> [REQUEST]
Pictures stay out of the copy; set down each line of the listing below exactly.
++++++++
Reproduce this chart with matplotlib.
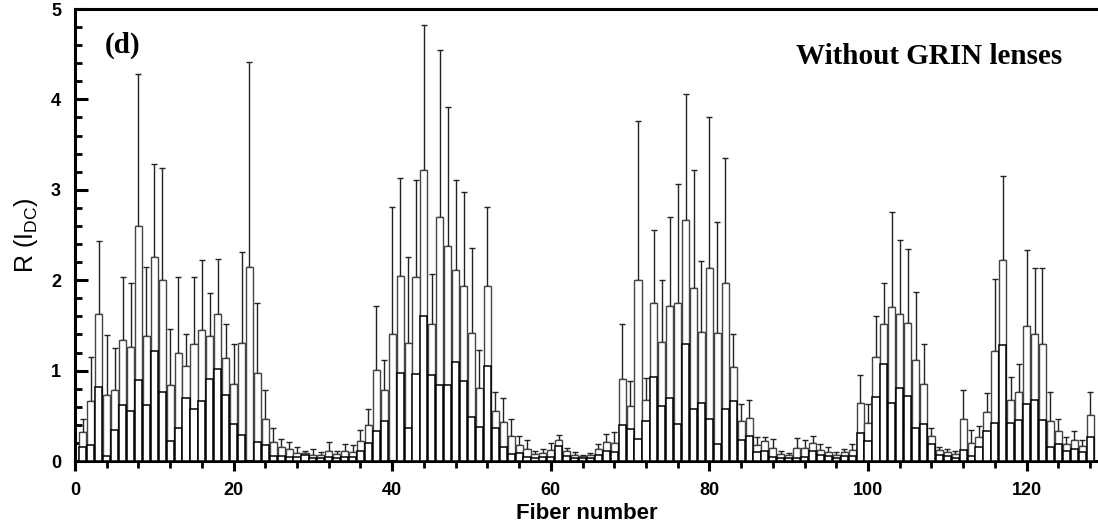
import numpy as np
import matplotlib
matplotlib.use("Agg")
import matplotlib.pyplot as plt
from matplotlib.ticker import MultipleLocator

# fiber index 1..128
fiber = np.arange(1, 129)

# mean R(I_DC) per fiber (tall open bars)
mean_r = [
    0.32, 0.665, 1.63, 0.73, 0.79, 1.34, 1.26, 2.595, 1.38, 2.26,
    2.00, 0.84, 1.20, 1.05, 1.29, 1.45, 1.38, 1.63, 1.135, 0.85,
    1.305, 2.15, 0.97, 0.47, 0.21, 0.15, 0.13, 0.09, 0.09, 0.065,
    0.065, 0.11, 0.08, 0.11, 0.10, 0.22, 0.40, 1.01, 0.78, 1.40,
    2.05, 1.31, 2.04, 3.22, 1.52, 2.70, 2.38, 2.11, 1.94, 1.42,
    0.81, 1.94, 0.555, 0.43, 0.28, 0.18, 0.13, 0.08, 0.09, 0.12,
    0.23, 0.11, 0.065, 0.055, 0.07, 0.13, 0.215, 0.20, 0.905, 0.61,
    2.00, 0.68, 1.745, 1.32, 1.71, 1.745, 2.67, 1.91, 1.43, 2.14,
    1.42, 1.97, 1.035, 0.44, 0.48, 0.18, 0.22, 0.14, 0.08, 0.065,
    0.14, 0.14, 0.20, 0.12, 0.10, 0.07, 0.10, 0.12, 0.64, 0.425,
    1.15, 1.52, 1.70, 1.63, 1.53, 1.12, 0.85, 0.28, 0.12, 0.10,
    0.08, 0.46, 0.20, 0.27, 0.54, 1.22, 2.225, 0.67, 0.76, 1.49,
    1.41, 1.29, 0.44, 0.33, 0.185, 0.23, 0.165, 0.51,
]

# top of the error bar (mean + sd)
err_top = [
    0.47, 1.15, 2.43, 1.39, 1.25, 2.04, 1.97, 4.28, 2.15, 3.29,
    3.24, 1.46, 2.03, 1.41, 2.03, 2.22, 1.86, 2.23, 1.52, 1.29,
    2.31, 4.41, 1.745, 0.78, 0.36, 0.24, 0.21, 0.155, 0.11, 0.13,
    0.10, 0.21, 0.11, 0.185, 0.18, 0.34, 0.58, 1.71, 1.12, 2.81,
    3.13, 2.26, 3.11, 4.82, 2.07, 4.55, 3.92, 3.11, 2.98, 2.36,
    1.23, 2.81, 0.765, 0.70, 0.47, 0.28, 0.23, 0.11, 0.13, 0.20,
    0.29, 0.14, 0.10, 0.07, 0.09, 0.19, 0.30, 0.32, 1.52, 0.89,
    3.76, 0.92, 2.55, 2.00, 2.70, 3.06, 4.06, 3.22, 2.21, 3.81,
    2.64, 3.35, 1.40, 0.63, 0.67, 0.26, 0.26, 0.24, 0.11, 0.09,
    0.25, 0.23, 0.28, 0.185, 0.15, 0.10, 0.13, 0.185, 0.95, 0.63,
    1.60, 1.97, 2.75, 2.45, 2.34, 1.87, 1.29, 0.36, 0.155, 0.13,
    0.11, 0.78, 0.34, 0.39, 0.75, 2.01, 3.15, 0.93, 1.07, 2.33,
    2.13, 2.13, 0.765, 0.47, 0.26, 0.33, 0.23, 0.765,
]

# lower value drawn as an inner bar
inner_r = [
    0.155, 0.18, 0.82, 0.055, 0.34, 0.62, 0.55, 0.895, 0.62, 1.22,
    0.765, 0.22, 0.36, 0.70, 0.57, 0.665, 0.905, 1.02, 0.73, 0.41,
    0.285, 0.0, 0.21, 0.18, 0.055, 0.055, 0.045, 0.04, 0.07, 0.03,
    0.03, 0.04, 0.03, 0.04, 0.04, 0.11, 0.20, 0.33, 0.44, 0.0,
    0.97, 0.36, 0.96, 1.60, 0.95, 0.84, 0.84, 1.09, 0.89, 0.49,
    0.38, 1.05, 0.37, 0.15, 0.08, 0.09, 0.045, 0.03, 0.045, 0.04,
    0.165, 0.05, 0.03, 0.03, 0.03, 0.07, 0.11, 0.10, 0.40, 0.35,
    0.24, 0.44, 0.93, 0.61, 0.70, 0.41, 1.29, 0.58, 0.64, 0.46,
    0.185, 0.57, 0.665, 0.23, 0.28, 0.10, 0.11, 0.045, 0.03, 0.03,
    0.03, 0.045, 0.11, 0.07, 0.05, 0.03, 0.05, 0.06, 0.31, 0.22,
    0.71, 1.07, 0.64, 0.81, 0.72, 0.36, 0.41, 0.19, 0.07, 0.05,
    0.035, 0.12, 0.055, 0.15, 0.33, 0.425, 1.28, 0.425, 0.45, 0.63,
    0.67, 0.45, 0.15, 0.185, 0.11, 0.13, 0.10, 0.26,
]

mean_r = np.array(mean_r)
err_up = np.array(err_top) - mean_r

fig = plt.figure(figsize=(10.98, 5.29), dpi=100)
ax = fig.add_axes([75 / 1098, 68 / 529, 1023 / 1098, 452 / 529])

ax.bar(fiber, mean_r, width=0.9, color="white", edgecolor="#444444",
       linewidth=1.0, zorder=2)
ax.errorbar(fiber, mean_r, yerr=[np.zeros_like(err_up), err_up], fmt="none",
            ecolor="#222222", elinewidth=1.0, capsize=2.5, capthick=1.0,
            zorder=1)
ax.bar(fiber, inner_r, width=0.9, color="white", edgecolor="black",
       linewidth=1.1, zorder=3)

ax.set_xlim(0, 129)
ax.set_ylim(0, 5)
ax.xaxis.set_major_locator(MultipleLocator(20))
ax.xaxis.set_minor_locator(MultipleLocator(4))
ax.yaxis.set_major_locator(MultipleLocator(1))
ax.yaxis.set_minor_locator(MultipleLocator(0.2))

for side in ["left", "bottom", "top"]:
    ax.spines[side].set_linewidth(2.2)
ax.spines["right"].set_visible(False)

ax.tick_params(axis="x", which="major", direction="out", length=7, width=2.2,
               pad=8)
ax.tick_params(axis="x", which="minor", direction="out", length=5, width=2)
ax.tick_params(axis="y", which="major", direction="in", length=9, width=2.2,
               pad=10)
ax.tick_params(axis="y", which="minor", direction="in", length=5, width=2)

for lab in ax.get_xticklabels() + ax.get_yticklabels():
    lab.set_fontfamily("Liberation Sans")
    lab.set_fontweight("bold")
    lab.set_fontsize(13)

ax.set_xlabel("Fiber number", family="Liberation Sans", fontweight="bold",
              fontsize=16, labelpad=3)
ax.set_ylabel(r"R (I$_{\mathregular{DC}}$)", family="Liberation Sans",
              fontsize=18, labelpad=8)

ax.text(3.8, 4.6, "(d)", family="Liberation Serif", fontweight="bold",
        fontsize=21, va="center", ha="left")
ax.text(124.5, 4.48, "Without GRIN lenses", family="Liberation Serif",
        fontweight="bold", fontsize=21, va="center", ha="right")

fig.savefig("out.png", dpi=100)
++++++++
> [ANSWER TO THE PROBLEM]
Reproduce this chart with matplotlib.
import numpy as np
import matplotlib
matplotlib.use("Agg")
import matplotlib.pyplot as plt
from matplotlib.ticker import MultipleLocator

# fiber index 1..128
fiber = np.arange(1, 129)

# mean R(I_DC) per fiber (tall open bars)
mean_r = [
    0.32, 0.665, 1.63, 0.73, 0.79, 1.34, 1.26, 2.595, 1.38, 2.26,
    2.00, 0.84, 1.20, 1.05, 1.29, 1.45, 1.38, 1.63, 1.135, 0.85,
    1.305, 2.15, 0.97, 0.47, 0.21, 0.15, 0.13, 0.09, 0.09, 0.065,
    0.065, 0.11, 0.08, 0.11, 0.10, 0.22, 0.40, 1.01, 0.78, 1.40,
    2.05, 1.31, 2.04, 3.22, 1.52, 2.70, 2.38, 2.11, 1.94, 1.42,
    0.81, 1.94, 0.555, 0.43, 0.28, 0.18, 0.13, 0.08, 0.09, 0.12,
    0.23, 0.11, 0.065, 0.055, 0.07, 0.13, 0.215, 0.20, 0.905, 0.61,
    2.00, 0.68, 1.745, 1.32, 1.71, 1.745, 2.67, 1.91, 1.43, 2.14,
    1.42, 1.97, 1.035, 0.44, 0.48, 0.18, 0.22, 0.14, 0.08, 0.065,
    0.14, 0.14, 0.20, 0.12, 0.10, 0.07, 0.10, 0.12, 0.64, 0.425,
    1.15, 1.52, 1.70, 1.63, 1.53, 1.12, 0.85, 0.28, 0.12, 0.10,
    0.08, 0.46, 0.20, 0.27, 0.54, 1.22, 2.225, 0.67, 0.76, 1.49,
    1.41, 1.29, 0.44, 0.33, 0.185, 0.23, 0.165, 0.51,
]

# top of the error bar (mean + sd)
err_top = [
    0.47, 1.15, 2.43, 1.39, 1.25, 2.04, 1.97, 4.28, 2.15, 3.29,
    3.24, 1.46, 2.03, 1.41, 2.03, 2.22, 1.86, 2.23, 1.52, 1.29,
    2.31, 4.41, 1.745, 0.78, 0.36, 0.24, 0.21, 0.155, 0.11, 0.13,
    0.10, 0.21, 0.11, 0.185, 0.18, 0.34, 0.58, 1.71, 1.12, 2.81,
    3.13, 2.26, 3.11, 4.82, 2.07, 4.55, 3.92, 3.11, 2.98, 2.36,
    1.23, 2.81, 0.765, 0.70, 0.47, 0.28, 0.23, 0.11, 0.13, 0.20,
    0.29, 0.14, 0.10, 0.07, 0.09, 0.19, 0.30, 0.32, 1.52, 0.89,
    3.76, 0.92, 2.55, 2.00, 2.70, 3.06, 4.06, 3.22, 2.21, 3.81,
    2.64, 3.35, 1.40, 0.63, 0.67, 0.26, 0.26, 0.24, 0.11, 0.09,
    0.25, 0.23, 0.28, 0.185, 0.15, 0.10, 0.13, 0.185, 0.95, 0.63,
    1.60, 1.97, 2.75, 2.45, 2.34, 1.87, 1.29, 0.36, 0.155, 0.13,
    0.11, 0.78, 0.34, 0.39, 0.75, 2.01, 3.15, 0.93, 1.07, 2.33,
    2.13, 2.13, 0.765, 0.47, 0.26, 0.33, 0.23, 0.765,
]

# lower value drawn as an inner bar
inner_r = [
    0.155, 0.18, 0.82, 0.055, 0.34, 0.62, 0.55, 0.895, 0.62, 1.22,
    0.765, 0.22, 0.36, 0.70, 0.57, 0.665, 0.905, 1.02, 0.73, 0.41,
    0.285, 0.0, 0.21, 0.18, 0.055, 0.055, 0.045, 0.04, 0.07, 0.03,
    0.03, 0.04, 0.03, 0.04, 0.04, 0.11, 0.20, 0.33, 0.44, 0.0,
    0.97, 0.36, 0.96, 1.60, 0.95, 0.84, 0.84, 1.09, 0.89, 0.49,
    0.38, 1.05, 0.37, 0.15, 0.08, 0.09, 0.045, 0.03, 0.045, 0.04,
    0.165, 0.05, 0.03, 0.03, 0.03, 0.07, 0.11, 0.10, 0.40, 0.35,
    0.24, 0.44, 0.93, 0.61, 0.70, 0.41, 1.29, 0.58, 0.64, 0.46,
    0.185, 0.57, 0.665, 0.23, 0.28, 0.10, 0.11, 0.045, 0.03, 0.03,
    0.03, 0.045, 0.11, 0.07, 0.05, 0.03, 0.05, 0.06, 0.31, 0.22,
    0.71, 1.07, 0.64, 0.81, 0.72, 0.36, 0.41, 0.19, 0.07, 0.05,
    0.035, 0.12, 0.055, 0.15, 0.33, 0.425, 1.28, 0.425, 0.45, 0.63,
    0.67, 0.45, 0.15, 0.185, 0.11, 0.13, 0.10, 0.26,
]

mean_r = np.array(mean_r)
err_up = np.array(err_top) - mean_r

fig = plt.figure(figsize=(10.98, 5.29), dpi=100)
ax = fig.add_axes([75 / 1098, 68 / 529, 1023 / 1098, 452 / 529])

ax.bar(fiber, mean_r, width=0.9, color="white", edgecolor="#444444",
       linewidth=1.0, zorder=2)
ax.errorbar(fiber, mean_r, yerr=[np.zeros_like(err_up), err_up], fmt="none",
            ecolor="#222222", elinewidth=1.0, capsize=2.5, capthick=1.0,
            zorder=1)
ax.bar(fiber, inner_r, width=0.9, color="white", edgecolor="black",
       linewidth=1.1, zorder=3)

ax.set_xlim(0, 129)
ax.set_ylim(0, 5)
ax.xaxis.set_major_locator(MultipleLocator(20))
ax.xaxis.set_minor_locator(MultipleLocator(4))
ax.yaxis.set_major_locator(MultipleLocator(1))
ax.yaxis.set_minor_locator(MultipleLocator(0.2))

for side in ["left", "bottom", "top"]:
    ax.spines[side].set_linewidth(2.2)
ax.spines["right"].set_visible(False)

ax.tick_params(axis="x", which="major", direction="out", length=7, width=2.2,
               pad=8)
ax.tick_params(axis="x", which="minor", direction="out", length=5, width=2)
ax.tick_params(axis="y", which="major", direction="in", length=9, width=2.2,
               pad=10)
ax.tick_params(axis="y", which="minor", direction="in", length=5, width=2)

for lab in ax.get_xticklabels() + ax.get_yticklabels():
    lab.set_fontfamily("Liberation Sans")
    lab.set_fontweight("bold")
    lab.set_fontsize(13)

ax.set_xlabel("Fiber number", family="Liberation Sans", fontweight="bold",
              fontsize=16, labelpad=3)
ax.set_ylabel(r"R (I$_{\mathregular{DC}}$)", family="Liberation Sans",
              fontsize=18, labelpad=8)

ax.text(3.8, 4.6, "(d)", family="Liberation Serif", fontweight="bold",
        fontsize=21, va="center", ha="left")
ax.text(124.5, 4.48, "Without GRIN lenses", family="Liberation Serif",
        fontweight="bold", fontsize=21, va="center", ha="right")

fig.savefig("out.png", dpi=100)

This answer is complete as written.